─── INFORMATION SHOWN

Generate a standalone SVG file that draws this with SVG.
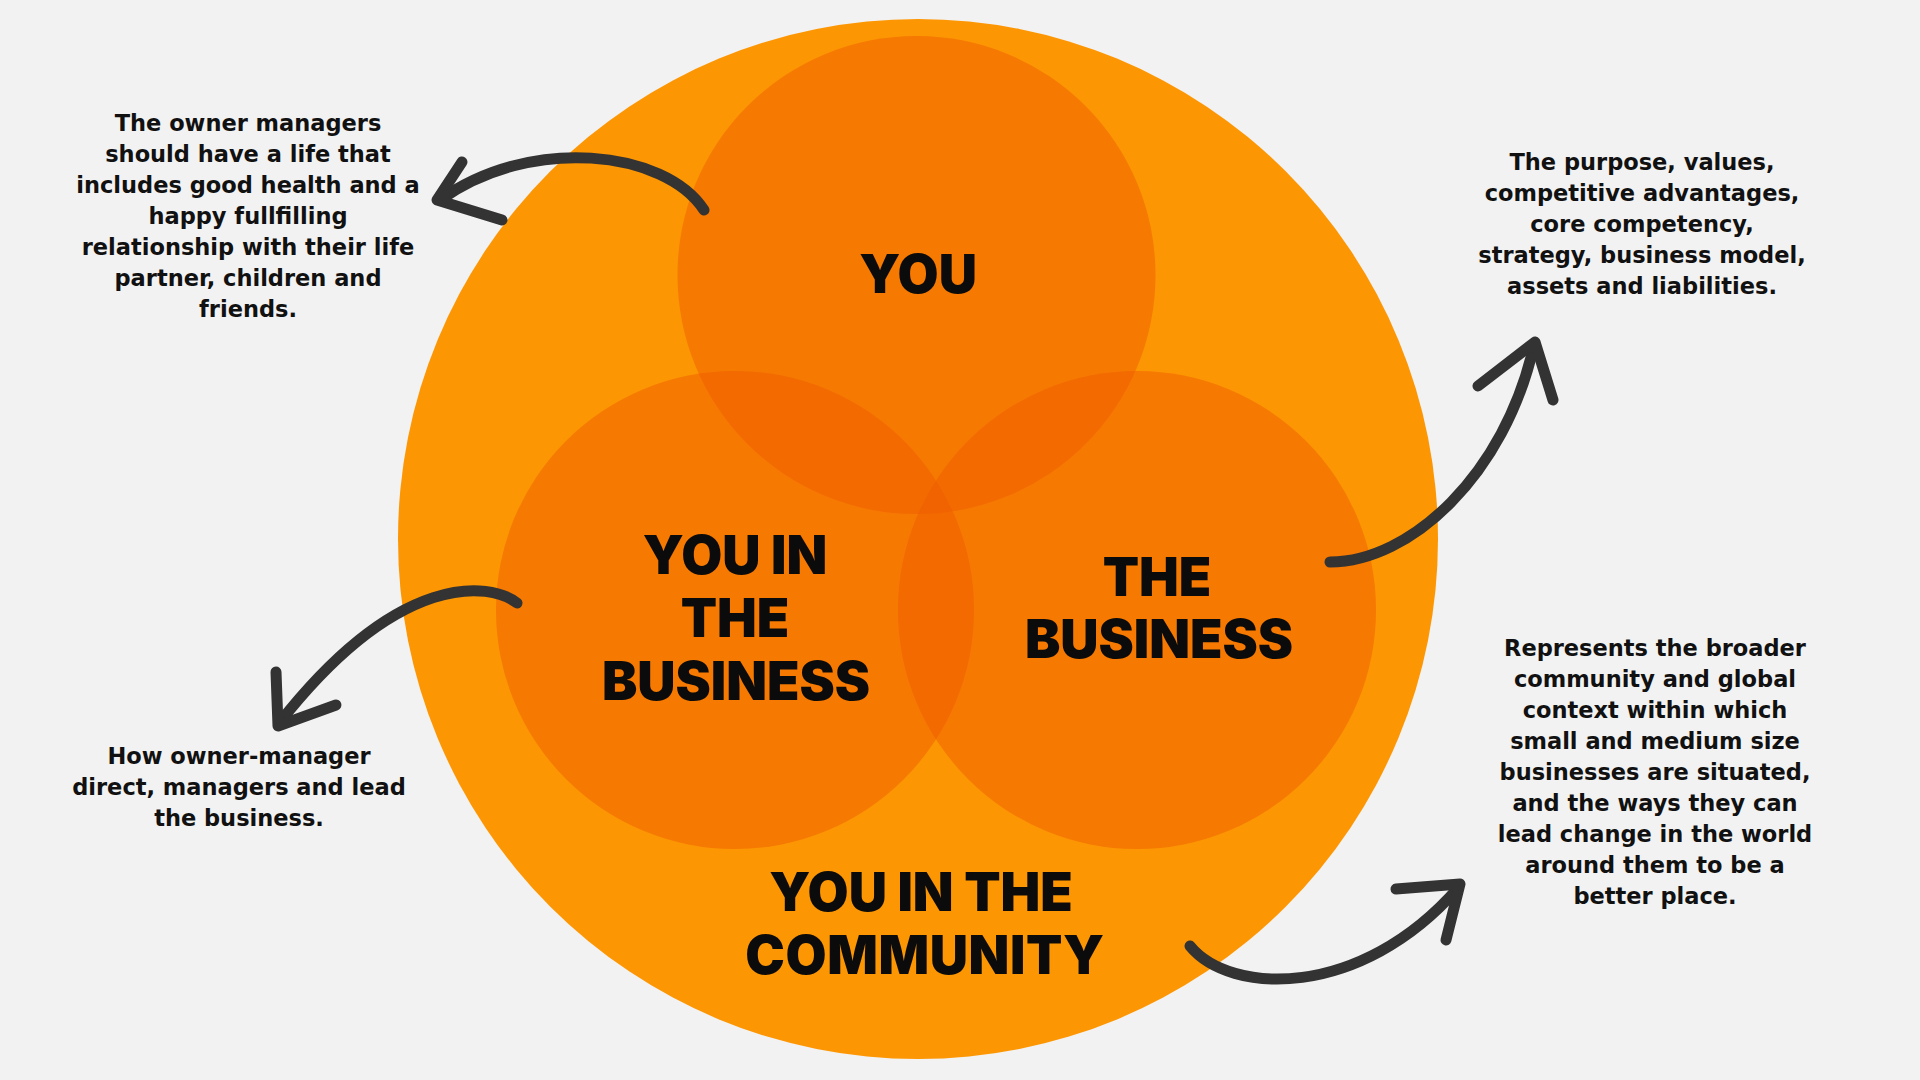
<svg xmlns="http://www.w3.org/2000/svg" width="1920" height="1080" viewBox="0 0 1920 1080">
<style>
.bg{fill:#f2f2f2}
.outer{fill:#fd9603}
.inner{fill:#ef5c00;fill-opacity:0.5}
.title{font-family:Inter,"Liberation Sans",sans-serif;font-weight:900;font-size:53px;fill:#0b0b0b;text-anchor:middle}
.body{font-family:"DejaVu Sans","Liberation Sans",sans-serif;font-weight:700;font-size:22.5px;fill:#111111;text-anchor:middle}
.arrow{fill:none;stroke:#333333;stroke-width:11;stroke-linecap:round;stroke-linejoin:round}
.head{fill:none;stroke:#333333;stroke-width:11;stroke-linecap:round;stroke-linejoin:round}
</style>
<rect class="bg" x="0" y="0" width="1920" height="1080"/>
<g id="community">
<circle class="outer" cx="918" cy="539" r="520"/>
<text class="title" x="921" y="911">YOU IN THE</text>
<text class="title" x="925" y="974" letter-spacing="0.6">COMMUNITY</text>
</g>
<g id="you">
<circle class="inner" cx="916.5" cy="275" r="239"/>
<text class="title" x="918" y="293">YOU</text>
</g>
<g id="you-in-the-business">
<circle class="inner" cx="735" cy="610" r="239"/>
<text class="title" x="735" y="574">YOU IN</text>
<text class="title" x="735" y="637">THE</text>
<text class="title" x="736" y="700">BUSINESS</text>
</g>
<g id="the-business">
<circle class="inner" cx="1137" cy="610" r="239"/>
<text class="title" x="1157" y="596">THE</text>
<text class="title" x="1159" y="658">BUSINESS</text>
</g>
<g id="note-you">
<text class="body" x="248" y="131">The owner managers</text>
<text class="body" x="248" y="162">should have a life that</text>
<text class="body" x="248" y="193">includes good health and a</text>
<text class="body" x="248" y="224">happy fullfilling</text>
<text class="body" x="248" y="255">relationship with their life</text>
<text class="body" x="248" y="286">partner, children and</text>
<text class="body" x="248" y="317">friends.</text>
</g>
<g id="note-business">
<text class="body" x="1642" y="170">The purpose, values,</text>
<text class="body" x="1642" y="201">competitive advantages,</text>
<text class="body" x="1642" y="232">core competency,</text>
<text class="body" x="1642" y="263">strategy, business model,</text>
<text class="body" x="1642" y="294">assets and liabilities.</text>
</g>
<g id="note-you-in-business">
<text class="body" x="239" y="764">How owner-manager</text>
<text class="body" x="239" y="795">direct, managers and lead</text>
<text class="body" x="239" y="826">the business.</text>
</g>
<g id="note-community">
<text class="body" x="1655" y="656">Represents the broader</text>
<text class="body" x="1655" y="687">community and global</text>
<text class="body" x="1655" y="718">context within which</text>
<text class="body" x="1655" y="749">small and medium size</text>
<text class="body" x="1655" y="780">businesses are situated,</text>
<text class="body" x="1655" y="811">and the ways they can</text>
<text class="body" x="1655" y="842">lead change in the world</text>
<text class="body" x="1655" y="873">around them to be a</text>
<text class="body" x="1655" y="904">better place.</text>
</g>
<g id="connectors">
<path class="arrow" d="M704,210 C665,150 530,135 440,200"/>
<path class="head" d="M462,162 L437,200 L502,220"/>
<path class="arrow" d="M517,603 C490,582 400,570 280,722"/>
<path class="head" d="M276,672 L278,726 L336,705"/>
<path class="arrow" d="M1330,562 C1410,562 1505,475 1534,345"/>
<path class="head" d="M1478,386 L1535,342 L1553,400"/>
<path class="arrow" d="M1190,946 C1230,995 1360,1000 1458,888"/>
<path class="head" d="M1396,889 L1460,884 L1446,940"/>
</g>
</svg>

──────

SET EXERCISE:
Set down all the data again exactly as above, pictures excluded.

THE RESPONSE:
Generate a standalone SVG file that draws this with SVG.
<svg xmlns="http://www.w3.org/2000/svg" width="1920" height="1080" viewBox="0 0 1920 1080">
<style>
.bg{fill:#f2f2f2}
.outer{fill:#fd9603}
.inner{fill:#ef5c00;fill-opacity:0.5}
.title{font-family:Inter,"Liberation Sans",sans-serif;font-weight:900;font-size:53px;fill:#0b0b0b;text-anchor:middle}
.body{font-family:"DejaVu Sans","Liberation Sans",sans-serif;font-weight:700;font-size:22.5px;fill:#111111;text-anchor:middle}
.arrow{fill:none;stroke:#333333;stroke-width:11;stroke-linecap:round;stroke-linejoin:round}
.head{fill:none;stroke:#333333;stroke-width:11;stroke-linecap:round;stroke-linejoin:round}
</style>
<rect class="bg" x="0" y="0" width="1920" height="1080"/>
<g id="community">
<circle class="outer" cx="918" cy="539" r="520"/>
<text class="title" x="921" y="911">YOU IN THE</text>
<text class="title" x="925" y="974" letter-spacing="0.6">COMMUNITY</text>
</g>
<g id="you">
<circle class="inner" cx="916.5" cy="275" r="239"/>
<text class="title" x="918" y="293">YOU</text>
</g>
<g id="you-in-the-business">
<circle class="inner" cx="735" cy="610" r="239"/>
<text class="title" x="735" y="574">YOU IN</text>
<text class="title" x="735" y="637">THE</text>
<text class="title" x="736" y="700">BUSINESS</text>
</g>
<g id="the-business">
<circle class="inner" cx="1137" cy="610" r="239"/>
<text class="title" x="1157" y="596">THE</text>
<text class="title" x="1159" y="658">BUSINESS</text>
</g>
<g id="note-you">
<text class="body" x="248" y="131">The owner managers</text>
<text class="body" x="248" y="162">should have a life that</text>
<text class="body" x="248" y="193">includes good health and a</text>
<text class="body" x="248" y="224">happy fullfilling</text>
<text class="body" x="248" y="255">relationship with their life</text>
<text class="body" x="248" y="286">partner, children and</text>
<text class="body" x="248" y="317">friends.</text>
</g>
<g id="note-business">
<text class="body" x="1642" y="170">The purpose, values,</text>
<text class="body" x="1642" y="201">competitive advantages,</text>
<text class="body" x="1642" y="232">core competency,</text>
<text class="body" x="1642" y="263">strategy, business model,</text>
<text class="body" x="1642" y="294">assets and liabilities.</text>
</g>
<g id="note-you-in-business">
<text class="body" x="239" y="764">How owner-manager</text>
<text class="body" x="239" y="795">direct, managers and lead</text>
<text class="body" x="239" y="826">the business.</text>
</g>
<g id="note-community">
<text class="body" x="1655" y="656">Represents the broader</text>
<text class="body" x="1655" y="687">community and global</text>
<text class="body" x="1655" y="718">context within which</text>
<text class="body" x="1655" y="749">small and medium size</text>
<text class="body" x="1655" y="780">businesses are situated,</text>
<text class="body" x="1655" y="811">and the ways they can</text>
<text class="body" x="1655" y="842">lead change in the world</text>
<text class="body" x="1655" y="873">around them to be a</text>
<text class="body" x="1655" y="904">better place.</text>
</g>
<g id="connectors">
<path class="arrow" d="M704,210 C665,150 530,135 440,200"/>
<path class="head" d="M462,162 L437,200 L502,220"/>
<path class="arrow" d="M517,603 C490,582 400,570 280,722"/>
<path class="head" d="M276,672 L278,726 L336,705"/>
<path class="arrow" d="M1330,562 C1410,562 1505,475 1534,345"/>
<path class="head" d="M1478,386 L1535,342 L1553,400"/>
<path class="arrow" d="M1190,946 C1230,995 1360,1000 1458,888"/>
<path class="head" d="M1396,889 L1460,884 L1446,940"/>
</g>
</svg>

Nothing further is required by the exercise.